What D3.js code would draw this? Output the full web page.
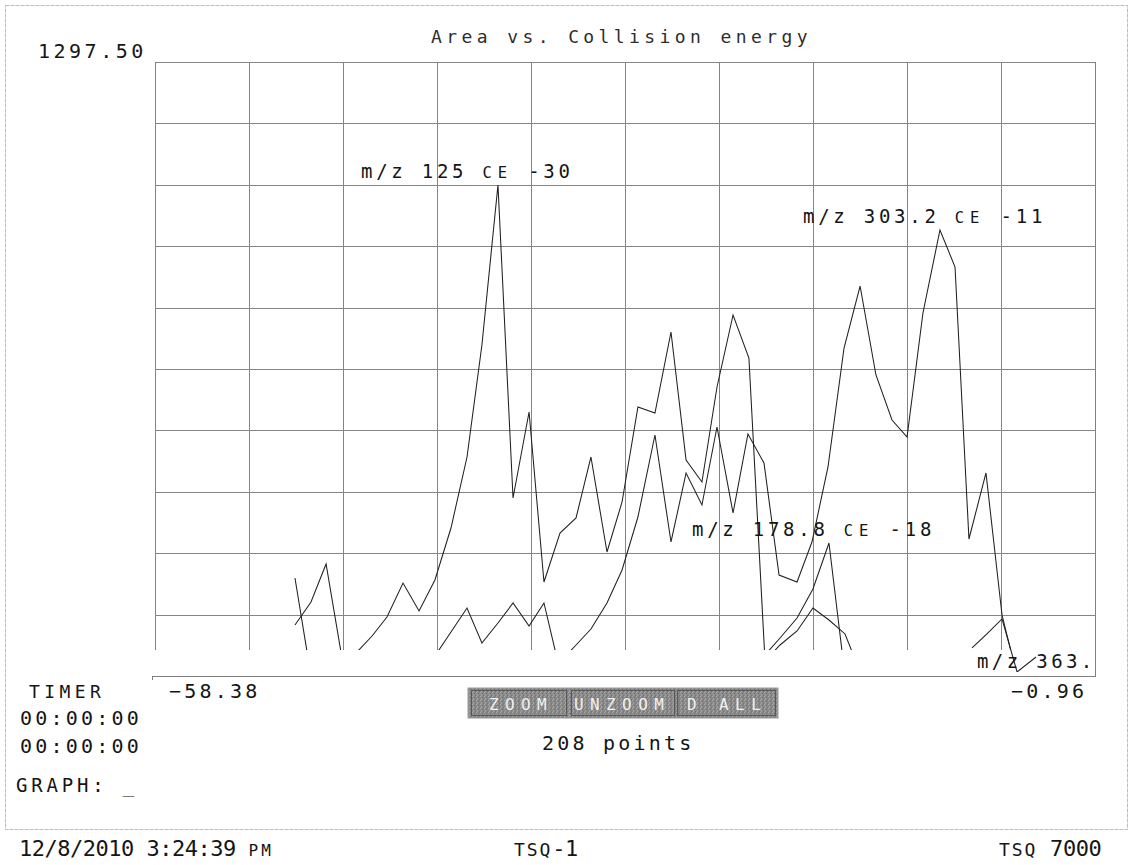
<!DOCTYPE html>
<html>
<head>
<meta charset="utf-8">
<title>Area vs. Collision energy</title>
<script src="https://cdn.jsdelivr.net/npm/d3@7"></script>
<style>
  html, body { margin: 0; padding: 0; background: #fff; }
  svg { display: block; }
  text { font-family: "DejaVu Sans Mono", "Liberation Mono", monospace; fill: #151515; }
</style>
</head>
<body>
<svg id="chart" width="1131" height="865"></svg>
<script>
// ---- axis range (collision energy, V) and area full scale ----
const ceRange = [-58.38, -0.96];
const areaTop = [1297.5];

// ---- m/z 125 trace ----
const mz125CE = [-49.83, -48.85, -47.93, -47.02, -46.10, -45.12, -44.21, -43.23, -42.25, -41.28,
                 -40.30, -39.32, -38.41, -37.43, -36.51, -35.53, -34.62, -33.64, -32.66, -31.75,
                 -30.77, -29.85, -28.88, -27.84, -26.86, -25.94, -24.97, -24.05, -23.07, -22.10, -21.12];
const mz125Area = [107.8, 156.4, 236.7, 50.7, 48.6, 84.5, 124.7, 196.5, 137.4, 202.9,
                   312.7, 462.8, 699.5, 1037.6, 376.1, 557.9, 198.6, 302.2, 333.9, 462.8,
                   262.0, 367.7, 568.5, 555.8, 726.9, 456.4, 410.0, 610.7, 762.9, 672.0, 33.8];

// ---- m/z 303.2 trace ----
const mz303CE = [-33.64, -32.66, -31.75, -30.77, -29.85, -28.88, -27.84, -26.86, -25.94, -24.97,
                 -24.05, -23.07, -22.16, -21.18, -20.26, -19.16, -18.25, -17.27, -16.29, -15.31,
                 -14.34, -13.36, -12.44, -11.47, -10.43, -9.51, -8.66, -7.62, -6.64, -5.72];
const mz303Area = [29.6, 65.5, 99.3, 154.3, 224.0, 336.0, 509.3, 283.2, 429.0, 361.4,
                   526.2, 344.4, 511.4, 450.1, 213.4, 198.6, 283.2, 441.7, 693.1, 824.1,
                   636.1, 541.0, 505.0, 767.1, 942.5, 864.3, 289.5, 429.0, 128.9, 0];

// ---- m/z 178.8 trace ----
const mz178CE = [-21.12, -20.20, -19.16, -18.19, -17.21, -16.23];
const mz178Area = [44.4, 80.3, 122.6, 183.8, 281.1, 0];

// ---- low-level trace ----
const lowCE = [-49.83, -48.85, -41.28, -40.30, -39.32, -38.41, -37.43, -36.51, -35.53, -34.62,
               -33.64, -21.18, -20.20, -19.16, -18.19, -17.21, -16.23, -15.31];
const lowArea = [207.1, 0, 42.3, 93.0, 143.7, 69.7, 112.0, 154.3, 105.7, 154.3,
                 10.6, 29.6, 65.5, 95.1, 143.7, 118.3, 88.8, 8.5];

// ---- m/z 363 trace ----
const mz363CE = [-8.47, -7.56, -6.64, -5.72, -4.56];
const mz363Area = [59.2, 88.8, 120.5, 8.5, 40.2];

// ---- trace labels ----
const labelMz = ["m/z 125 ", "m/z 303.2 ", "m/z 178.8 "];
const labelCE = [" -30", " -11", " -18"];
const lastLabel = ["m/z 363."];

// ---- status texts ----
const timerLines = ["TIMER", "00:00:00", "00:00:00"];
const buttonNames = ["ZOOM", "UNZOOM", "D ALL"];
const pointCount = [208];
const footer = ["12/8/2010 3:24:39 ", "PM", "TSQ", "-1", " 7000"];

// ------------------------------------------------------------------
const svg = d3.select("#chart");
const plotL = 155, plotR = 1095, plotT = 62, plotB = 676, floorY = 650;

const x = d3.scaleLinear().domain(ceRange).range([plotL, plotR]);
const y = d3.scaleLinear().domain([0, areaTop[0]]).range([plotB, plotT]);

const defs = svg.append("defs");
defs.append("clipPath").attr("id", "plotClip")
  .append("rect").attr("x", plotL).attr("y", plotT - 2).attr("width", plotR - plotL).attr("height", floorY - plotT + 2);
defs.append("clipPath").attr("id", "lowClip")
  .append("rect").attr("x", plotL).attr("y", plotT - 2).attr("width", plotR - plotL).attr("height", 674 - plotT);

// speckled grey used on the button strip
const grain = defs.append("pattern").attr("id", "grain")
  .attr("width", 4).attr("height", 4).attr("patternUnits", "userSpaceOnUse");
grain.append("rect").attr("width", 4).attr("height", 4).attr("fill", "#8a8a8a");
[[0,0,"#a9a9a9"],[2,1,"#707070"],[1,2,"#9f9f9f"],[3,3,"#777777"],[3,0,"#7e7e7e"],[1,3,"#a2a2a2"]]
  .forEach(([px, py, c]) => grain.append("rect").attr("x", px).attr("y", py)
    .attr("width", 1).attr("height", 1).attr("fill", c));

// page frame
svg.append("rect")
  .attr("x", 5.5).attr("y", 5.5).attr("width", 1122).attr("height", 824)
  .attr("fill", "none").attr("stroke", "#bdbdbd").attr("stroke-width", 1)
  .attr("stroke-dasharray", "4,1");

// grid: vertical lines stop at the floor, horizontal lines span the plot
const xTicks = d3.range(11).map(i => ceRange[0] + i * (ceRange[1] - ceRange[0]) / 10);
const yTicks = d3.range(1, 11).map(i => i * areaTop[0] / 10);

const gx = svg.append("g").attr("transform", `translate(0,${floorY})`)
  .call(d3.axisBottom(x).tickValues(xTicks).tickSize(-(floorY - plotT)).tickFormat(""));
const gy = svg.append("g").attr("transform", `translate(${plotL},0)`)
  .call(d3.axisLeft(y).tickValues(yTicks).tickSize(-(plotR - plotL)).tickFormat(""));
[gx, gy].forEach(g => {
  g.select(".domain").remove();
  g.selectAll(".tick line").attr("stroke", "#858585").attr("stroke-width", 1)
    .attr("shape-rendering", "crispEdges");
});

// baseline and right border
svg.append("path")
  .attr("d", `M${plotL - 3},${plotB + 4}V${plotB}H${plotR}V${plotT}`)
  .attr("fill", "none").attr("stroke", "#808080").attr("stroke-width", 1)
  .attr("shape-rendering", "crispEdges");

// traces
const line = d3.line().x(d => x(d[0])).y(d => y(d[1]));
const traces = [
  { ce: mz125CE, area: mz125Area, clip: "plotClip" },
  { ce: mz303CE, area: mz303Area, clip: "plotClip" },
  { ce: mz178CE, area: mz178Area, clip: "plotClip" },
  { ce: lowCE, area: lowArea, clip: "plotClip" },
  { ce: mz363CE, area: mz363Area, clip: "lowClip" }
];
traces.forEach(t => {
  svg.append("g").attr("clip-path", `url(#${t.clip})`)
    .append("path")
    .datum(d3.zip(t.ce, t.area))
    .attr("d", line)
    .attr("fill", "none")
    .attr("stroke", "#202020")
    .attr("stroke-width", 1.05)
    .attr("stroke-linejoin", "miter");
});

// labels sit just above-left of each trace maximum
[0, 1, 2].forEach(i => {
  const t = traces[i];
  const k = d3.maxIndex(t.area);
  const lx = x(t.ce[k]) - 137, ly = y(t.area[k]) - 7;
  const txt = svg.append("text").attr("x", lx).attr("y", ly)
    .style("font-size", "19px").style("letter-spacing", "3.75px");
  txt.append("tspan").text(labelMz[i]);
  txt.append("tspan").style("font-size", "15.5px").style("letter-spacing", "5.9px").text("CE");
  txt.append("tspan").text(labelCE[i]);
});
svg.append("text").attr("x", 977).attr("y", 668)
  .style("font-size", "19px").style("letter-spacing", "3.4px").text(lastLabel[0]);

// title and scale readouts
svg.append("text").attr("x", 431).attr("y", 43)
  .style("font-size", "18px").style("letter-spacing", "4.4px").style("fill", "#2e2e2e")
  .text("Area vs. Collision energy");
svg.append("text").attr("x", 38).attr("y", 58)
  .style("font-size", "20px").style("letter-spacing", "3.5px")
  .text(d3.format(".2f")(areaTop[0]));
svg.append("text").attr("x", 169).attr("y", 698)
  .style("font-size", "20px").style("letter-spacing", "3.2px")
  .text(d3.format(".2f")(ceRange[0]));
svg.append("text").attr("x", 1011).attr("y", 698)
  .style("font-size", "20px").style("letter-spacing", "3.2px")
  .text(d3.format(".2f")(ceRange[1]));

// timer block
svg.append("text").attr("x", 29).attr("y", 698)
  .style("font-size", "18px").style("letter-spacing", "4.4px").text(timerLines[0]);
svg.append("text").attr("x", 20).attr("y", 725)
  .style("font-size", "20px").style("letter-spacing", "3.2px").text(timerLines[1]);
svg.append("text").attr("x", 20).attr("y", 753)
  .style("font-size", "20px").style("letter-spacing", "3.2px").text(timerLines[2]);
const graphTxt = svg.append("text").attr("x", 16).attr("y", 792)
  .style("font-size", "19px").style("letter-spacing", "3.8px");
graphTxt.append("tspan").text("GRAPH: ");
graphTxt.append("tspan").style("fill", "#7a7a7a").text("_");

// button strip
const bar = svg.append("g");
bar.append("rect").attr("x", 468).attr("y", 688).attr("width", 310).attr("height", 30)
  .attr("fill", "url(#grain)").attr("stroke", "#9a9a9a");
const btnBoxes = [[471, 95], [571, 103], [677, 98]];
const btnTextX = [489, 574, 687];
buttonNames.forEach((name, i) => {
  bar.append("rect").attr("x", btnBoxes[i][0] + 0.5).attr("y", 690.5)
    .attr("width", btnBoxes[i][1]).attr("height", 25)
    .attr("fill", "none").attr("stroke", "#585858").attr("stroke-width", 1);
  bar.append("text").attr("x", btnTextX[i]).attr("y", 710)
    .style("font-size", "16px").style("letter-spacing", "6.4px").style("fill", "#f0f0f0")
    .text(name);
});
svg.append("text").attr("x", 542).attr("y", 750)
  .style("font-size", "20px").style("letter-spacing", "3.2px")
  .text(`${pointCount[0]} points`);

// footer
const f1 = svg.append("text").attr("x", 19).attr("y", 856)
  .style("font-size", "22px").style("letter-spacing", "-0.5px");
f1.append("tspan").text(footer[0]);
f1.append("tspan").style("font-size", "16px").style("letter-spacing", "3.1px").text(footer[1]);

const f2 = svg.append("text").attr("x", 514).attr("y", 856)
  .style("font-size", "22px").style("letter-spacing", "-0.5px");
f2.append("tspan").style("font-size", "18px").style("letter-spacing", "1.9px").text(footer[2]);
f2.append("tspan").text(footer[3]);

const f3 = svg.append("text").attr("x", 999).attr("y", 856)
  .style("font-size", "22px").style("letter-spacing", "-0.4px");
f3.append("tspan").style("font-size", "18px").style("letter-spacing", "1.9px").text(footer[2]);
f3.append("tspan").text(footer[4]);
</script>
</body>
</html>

## SET TASK
Extract the lines exactly, please: the first line of the listing, the line with "const areaTop = [1297.5];", and every line between them, but no pictures.

## CORRECT RESULT
What D3.js code would draw this? Output the full web page.
<!DOCTYPE html>
<html>
<head>
<meta charset="utf-8">
<title>Area vs. Collision energy</title>
<script src="https://cdn.jsdelivr.net/npm/d3@7"></script>
<style>
  html, body { margin: 0; padding: 0; background: #fff; }
  svg { display: block; }
  text { font-family: "DejaVu Sans Mono", "Liberation Mono", monospace; fill: #151515; }
</style>
</head>
<body>
<svg id="chart" width="1131" height="865"></svg>
<script>
// ---- axis range (collision energy, V) and area full scale ----
const ceRange = [-58.38, -0.96];
const areaTop = [1297.5];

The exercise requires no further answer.